The Connecticut Appellate Court recently upheld a ruling by a trial court granting summary judgment to an employer who fired a pregnant dentist for chronic tardiness even though the tardiness was due to her morning sickness. The pregnancy discrimination claim was asserted under Connecticut state law and the court looked to interpretation of comparable federal laws for guidance. The case is Phadnis v/ Great Expressions Dental Centers of Connecticut (Ct. App. Ct. 1/3/17).
Chronic tardiness due to morning sickness. The court first concluded that neither pregnancy nor morning sickness is recognized as a disability under state or federal law. It then rejected the dentist's claim that the employer had engaged in pregnancy discrimination on the ground that the dentist had not presented evidence that her pregnancy was a motivating factor behind her termination. The employer presented evidence that it had terminated the dentist's employment because of her chronic tardiness as well as the fact that she had had a conflict with another employee in the office. With regard to the tardiness, the dentist had requested (and the employer) had approved a late start for the dentist "until such time as her morning sickness became more management." The court noted that there was evidence that the dentist was late nearly every day for two months, and concluded that a flexible schedule "cannot be equated with being late nearly every day." The dentist argued that tardiness was a pretext for discrimination because there were "no rigid disciplinary policies regarding tardiness," she was not given any prior warning or discipline for tardiness, and others maintained flexible schedules. From the court's view, this was not enough to show discrimination.
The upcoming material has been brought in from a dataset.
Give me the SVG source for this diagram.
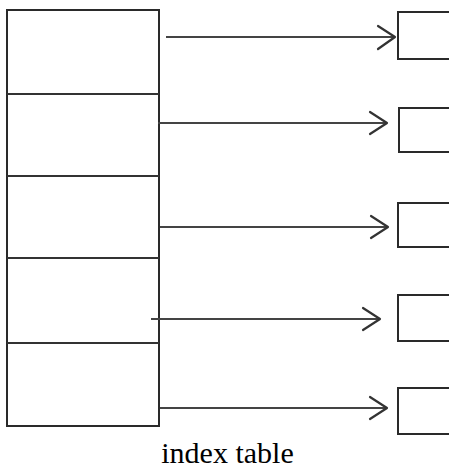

Dentist's request to transfer denied. The dentist had also requested a transfer to another office which could have better accommodated her tardiness because it had more dentists on site who could cover for her if she were late. The employer approved the request but terminated the dentist's employment days before it was to take effect. Under Connecticut law, it is unlawful for an employer "to fail or refuse to make a reasonable effort to transfer a pregnant employee to any suitable temporary position which may be available in any case in which an employee gives written notice of her pregnancy and the employer or pregnant employee reasonable believes that continued employment in the position held by the pregnant employee may cause injury to the employee or fetus." The court concluded that the dentist's request for a transfer was "for her own convenience" and not because of any potential injury to her or her fetus. The court rejected the dentist's argument that she and her fetus were in danger because on her commute to work she was often forced to pull over to vomit as a result of her morning sickness. The court concluded that even with the transfer she would still have to commute to work and, therefore, any such alleged danger was the same.
Lessons for employers? Employers should be cautious about viewing this case as some type of green light to fire employees who are pregnant. State laws vary on the extent to which employers must accommodate pregnant employees. Further, this employee was not FMLA eligible and if she had been she could have requested intermittent leave to cover the days she was late to work.
In many cases the sympathy is going to be with the pregnant employee and not the inconvenienced employer. Here, the court seemed to be influenced by the fact that when the dentist was late she inconvenienced waiting patients. Indeed, the court commented that most of the practice's patients were "nonsalaried, blue collar workers" for whom early morning appointments were critical so that they suffer less time away from their jobs."
And, it is important to point out that even though the employer won this case, the decision to terminate the dentist in this manner did result in a lawsuit and the expense and aggravation associated with it.